The handsets will employ the GSM/GPRS (global system for mobile/general packet radio service) standard, which is used by China Mobile (Hong Kong), the world's largest mobile carrier with more than 109 million subscribers.

"Our target is to ship three million camera phones to China in the 2004/05 (April/March) business year," a spokeswoman said.

She declined to give a revenue target but said a report of 100 billion yen ($810 million) payment for three million handsets appeared to be excessive.

The spokeswoman also said the newspaper had mistakenly reported that the target was for 2005 instead of 2004/05. China Mobile said separately that NEC was one of several suppliers from which it had ordered a total of 300,000 handsets as part of a promotion for its advanced multimedia service.

Half a million phones by March

NEC's initial models will aim at the high end of the market with a 100,000-pixel built-in camera, a 2.2-inch color screen and a second one-inch color screen on the back of the phone.

The company hopes to supply 500,000 handsets to the Chinese market during the current fiscal year to next March. In China, the world's largest wireless market in terms of the number of subscribers, 4.5 million to five million handsets are sold each month.

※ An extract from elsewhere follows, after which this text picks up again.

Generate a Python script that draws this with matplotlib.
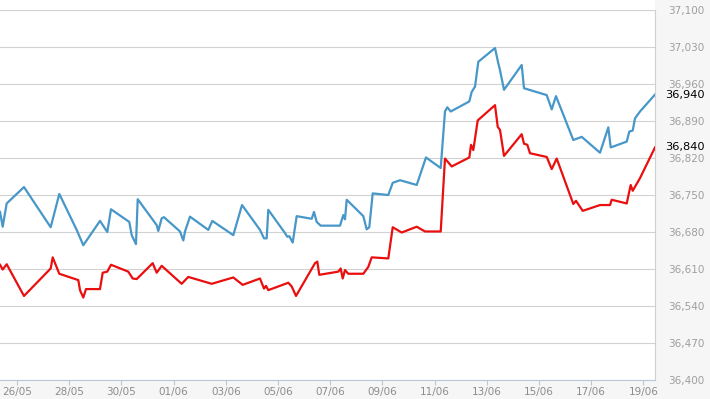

Japan's handset makers, which long focused on the domestic market with its unique wireless standards, have begun moving abroad in hopes that advanced features such as built-in cameras will catch on overseas as spectacularly as they have at home.

NEC shares ended Thursday trade down 1.29 percent at 458 yen, compared with a 1.17 percent drop in the Nikkei average . NEC's shares, like those of many of Japan's chip and electronics conglomerates, have slid steadily in recent days, repeatedly setting fresh two-decade lows as worries mount over the Japanese and global economies.